→ **WORK TO BE COMPLETED**
Below is some material; set it all down exactly, apart from the pictures.
#####
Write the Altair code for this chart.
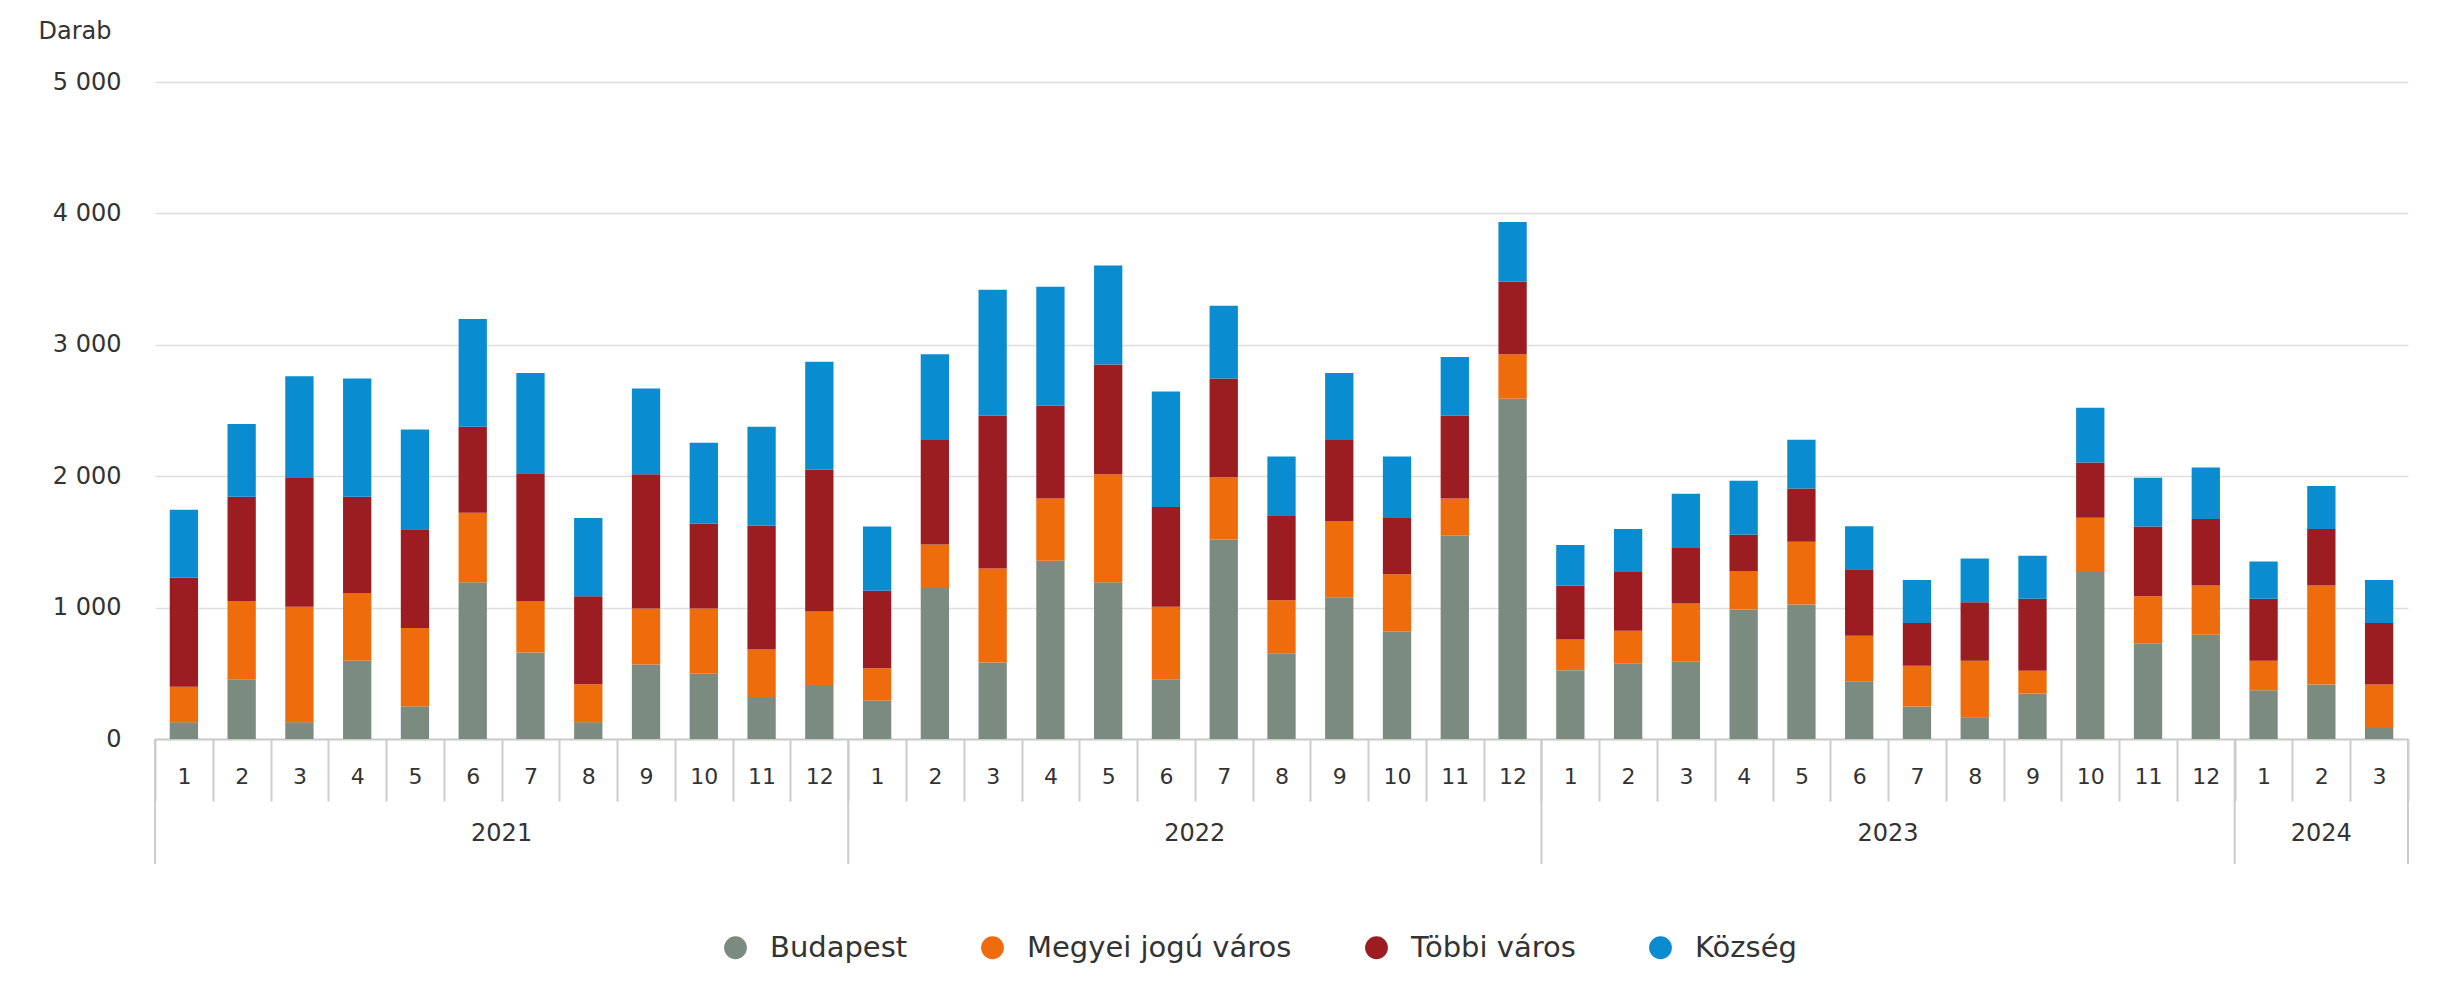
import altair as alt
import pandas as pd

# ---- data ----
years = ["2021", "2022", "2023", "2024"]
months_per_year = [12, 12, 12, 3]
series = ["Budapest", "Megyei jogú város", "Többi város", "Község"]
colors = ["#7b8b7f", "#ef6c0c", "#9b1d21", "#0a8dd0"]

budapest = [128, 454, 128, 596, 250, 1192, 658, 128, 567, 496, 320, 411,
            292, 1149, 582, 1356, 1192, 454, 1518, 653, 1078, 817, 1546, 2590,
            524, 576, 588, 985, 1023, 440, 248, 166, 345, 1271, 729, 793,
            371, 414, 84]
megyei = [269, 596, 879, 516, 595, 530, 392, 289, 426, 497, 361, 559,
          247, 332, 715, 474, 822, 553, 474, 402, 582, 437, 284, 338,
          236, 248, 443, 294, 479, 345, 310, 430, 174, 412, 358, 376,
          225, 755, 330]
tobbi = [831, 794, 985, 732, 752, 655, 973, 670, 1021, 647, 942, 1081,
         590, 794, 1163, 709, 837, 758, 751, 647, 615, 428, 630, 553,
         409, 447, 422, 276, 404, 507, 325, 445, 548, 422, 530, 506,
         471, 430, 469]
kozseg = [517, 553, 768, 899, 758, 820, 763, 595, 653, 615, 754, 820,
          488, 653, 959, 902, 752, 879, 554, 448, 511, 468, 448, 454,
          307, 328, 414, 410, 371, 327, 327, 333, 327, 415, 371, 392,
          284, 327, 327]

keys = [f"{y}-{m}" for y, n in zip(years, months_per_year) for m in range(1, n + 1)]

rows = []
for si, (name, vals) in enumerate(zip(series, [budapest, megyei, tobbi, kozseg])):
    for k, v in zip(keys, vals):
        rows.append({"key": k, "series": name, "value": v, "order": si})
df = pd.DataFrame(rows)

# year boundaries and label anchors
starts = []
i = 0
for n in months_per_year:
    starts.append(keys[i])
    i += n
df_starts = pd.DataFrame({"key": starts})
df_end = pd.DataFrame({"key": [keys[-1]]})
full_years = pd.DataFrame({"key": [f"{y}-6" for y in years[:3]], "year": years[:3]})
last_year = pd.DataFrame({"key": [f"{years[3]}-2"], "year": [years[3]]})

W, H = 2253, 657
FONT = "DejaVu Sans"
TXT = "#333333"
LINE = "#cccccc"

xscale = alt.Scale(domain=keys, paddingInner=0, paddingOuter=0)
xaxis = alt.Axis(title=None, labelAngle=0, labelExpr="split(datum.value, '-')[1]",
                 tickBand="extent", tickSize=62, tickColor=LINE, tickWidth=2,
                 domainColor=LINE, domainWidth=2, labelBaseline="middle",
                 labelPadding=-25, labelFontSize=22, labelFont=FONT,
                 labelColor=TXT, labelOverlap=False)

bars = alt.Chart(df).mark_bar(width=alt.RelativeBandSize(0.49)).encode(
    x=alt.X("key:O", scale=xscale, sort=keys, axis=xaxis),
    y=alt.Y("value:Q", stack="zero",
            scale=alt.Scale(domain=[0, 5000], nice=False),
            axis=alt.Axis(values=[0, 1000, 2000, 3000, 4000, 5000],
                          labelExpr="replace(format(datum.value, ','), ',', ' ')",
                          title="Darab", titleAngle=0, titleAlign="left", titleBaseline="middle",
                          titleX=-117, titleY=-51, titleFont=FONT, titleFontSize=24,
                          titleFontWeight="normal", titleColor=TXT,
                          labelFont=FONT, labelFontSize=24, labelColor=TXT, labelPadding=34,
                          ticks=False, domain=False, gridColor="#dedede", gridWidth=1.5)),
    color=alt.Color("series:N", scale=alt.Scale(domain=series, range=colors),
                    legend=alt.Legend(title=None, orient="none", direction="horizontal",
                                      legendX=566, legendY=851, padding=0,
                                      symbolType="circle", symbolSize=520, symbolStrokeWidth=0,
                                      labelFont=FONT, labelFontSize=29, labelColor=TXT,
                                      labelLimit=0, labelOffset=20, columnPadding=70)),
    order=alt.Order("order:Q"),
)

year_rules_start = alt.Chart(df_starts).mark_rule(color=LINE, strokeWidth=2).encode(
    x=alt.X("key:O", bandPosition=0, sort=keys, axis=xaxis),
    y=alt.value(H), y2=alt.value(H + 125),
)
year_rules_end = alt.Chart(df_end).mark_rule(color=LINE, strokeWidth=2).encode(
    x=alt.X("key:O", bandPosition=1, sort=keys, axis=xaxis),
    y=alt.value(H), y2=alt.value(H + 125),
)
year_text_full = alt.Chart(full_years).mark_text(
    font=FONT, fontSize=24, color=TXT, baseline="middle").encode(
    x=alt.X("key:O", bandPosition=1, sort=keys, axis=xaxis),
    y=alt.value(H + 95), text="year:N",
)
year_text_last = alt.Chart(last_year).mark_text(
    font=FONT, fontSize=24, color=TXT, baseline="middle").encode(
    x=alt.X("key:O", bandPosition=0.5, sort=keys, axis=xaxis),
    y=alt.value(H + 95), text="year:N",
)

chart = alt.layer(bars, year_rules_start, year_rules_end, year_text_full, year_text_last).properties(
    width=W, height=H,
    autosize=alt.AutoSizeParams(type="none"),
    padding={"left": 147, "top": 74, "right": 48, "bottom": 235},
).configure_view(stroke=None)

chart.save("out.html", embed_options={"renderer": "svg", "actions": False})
#####
→ **WORKED ANSWER**
Write the Altair code for this chart.
import altair as alt
import pandas as pd

# ---- data ----
years = ["2021", "2022", "2023", "2024"]
months_per_year = [12, 12, 12, 3]
series = ["Budapest", "Megyei jogú város", "Többi város", "Község"]
colors = ["#7b8b7f", "#ef6c0c", "#9b1d21", "#0a8dd0"]

budapest = [128, 454, 128, 596, 250, 1192, 658, 128, 567, 496, 320, 411,
            292, 1149, 582, 1356, 1192, 454, 1518, 653, 1078, 817, 1546, 2590,
            524, 576, 588, 985, 1023, 440, 248, 166, 345, 1271, 729, 793,
            371, 414, 84]
megyei = [269, 596, 879, 516, 595, 530, 392, 289, 426, 497, 361, 559,
          247, 332, 715, 474, 822, 553, 474, 402, 582, 437, 284, 338,
          236, 248, 443, 294, 479, 345, 310, 430, 174, 412, 358, 376,
          225, 755, 330]
tobbi = [831, 794, 985, 732, 752, 655, 973, 670, 1021, 647, 942, 1081,
         590, 794, 1163, 709, 837, 758, 751, 647, 615, 428, 630, 553,
         409, 447, 422, 276, 404, 507, 325, 445, 548, 422, 530, 506,
         471, 430, 469]
kozseg = [517, 553, 768, 899, 758, 820, 763, 595, 653, 615, 754, 820,
          488, 653, 959, 902, 752, 879, 554, 448, 511, 468, 448, 454,
          307, 328, 414, 410, 371, 327, 327, 333, 327, 415, 371, 392,
          284, 327, 327]

keys = [f"{y}-{m}" for y, n in zip(years, months_per_year) for m in range(1, n + 1)]

rows = []
for si, (name, vals) in enumerate(zip(series, [budapest, megyei, tobbi, kozseg])):
    for k, v in zip(keys, vals):
        rows.append({"key": k, "series": name, "value": v, "order": si})
df = pd.DataFrame(rows)

# year boundaries and label anchors
starts = []
i = 0
for n in months_per_year:
    starts.append(keys[i])
    i += n
df_starts = pd.DataFrame({"key": starts})
df_end = pd.DataFrame({"key": [keys[-1]]})
full_years = pd.DataFrame({"key": [f"{y}-6" for y in years[:3]], "year": years[:3]})
last_year = pd.DataFrame({"key": [f"{years[3]}-2"], "year": [years[3]]})

W, H = 2253, 657
FONT = "DejaVu Sans"
TXT = "#333333"
LINE = "#cccccc"

xscale = alt.Scale(domain=keys, paddingInner=0, paddingOuter=0)
xaxis = alt.Axis(title=None, labelAngle=0, labelExpr="split(datum.value, '-')[1]",
                 tickBand="extent", tickSize=62, tickColor=LINE, tickWidth=2,
                 domainColor=LINE, domainWidth=2, labelBaseline="middle",
                 labelPadding=-25, labelFontSize=22, labelFont=FONT,
                 labelColor=TXT, labelOverlap=False)

bars = alt.Chart(df).mark_bar(width=alt.RelativeBandSize(0.49)).encode(
    x=alt.X("key:O", scale=xscale, sort=keys, axis=xaxis),
    y=alt.Y("value:Q", stack="zero",
            scale=alt.Scale(domain=[0, 5000], nice=False),
            axis=alt.Axis(values=[0, 1000, 2000, 3000, 4000, 5000],
                          labelExpr="replace(format(datum.value, ','), ',', ' ')",
                          title="Darab", titleAngle=0, titleAlign="left", titleBaseline="middle",
                          titleX=-117, titleY=-51, titleFont=FONT, titleFontSize=24,
                          titleFontWeight="normal", titleColor=TXT,
                          labelFont=FONT, labelFontSize=24, labelColor=TXT, labelPadding=34,
                          ticks=False, domain=False, gridColor="#dedede", gridWidth=1.5)),
    color=alt.Color("series:N", scale=alt.Scale(domain=series, range=colors),
                    legend=alt.Legend(title=None, orient="none", direction="horizontal",
                                      legendX=566, legendY=851, padding=0,
                                      symbolType="circle", symbolSize=520, symbolStrokeWidth=0,
                                      labelFont=FONT, labelFontSize=29, labelColor=TXT,
                                      labelLimit=0, labelOffset=20, columnPadding=70)),
    order=alt.Order("order:Q"),
)

year_rules_start = alt.Chart(df_starts).mark_rule(color=LINE, strokeWidth=2).encode(
    x=alt.X("key:O", bandPosition=0, sort=keys, axis=xaxis),
    y=alt.value(H), y2=alt.value(H + 125),
)
year_rules_end = alt.Chart(df_end).mark_rule(color=LINE, strokeWidth=2).encode(
    x=alt.X("key:O", bandPosition=1, sort=keys, axis=xaxis),
    y=alt.value(H), y2=alt.value(H + 125),
)
year_text_full = alt.Chart(full_years).mark_text(
    font=FONT, fontSize=24, color=TXT, baseline="middle").encode(
    x=alt.X("key:O", bandPosition=1, sort=keys, axis=xaxis),
    y=alt.value(H + 95), text="year:N",
)
year_text_last = alt.Chart(last_year).mark_text(
    font=FONT, fontSize=24, color=TXT, baseline="middle").encode(
    x=alt.X("key:O", bandPosition=0.5, sort=keys, axis=xaxis),
    y=alt.value(H + 95), text="year:N",
)

chart = alt.layer(bars, year_rules_start, year_rules_end, year_text_full, year_text_last).properties(
    width=W, height=H,
    autosize=alt.AutoSizeParams(type="none"),
    padding={"left": 147, "top": 74, "right": 48, "bottom": 235},
).configure_view(stroke=None)

chart.save("out.html", embed_options={"renderer": "svg", "actions": False})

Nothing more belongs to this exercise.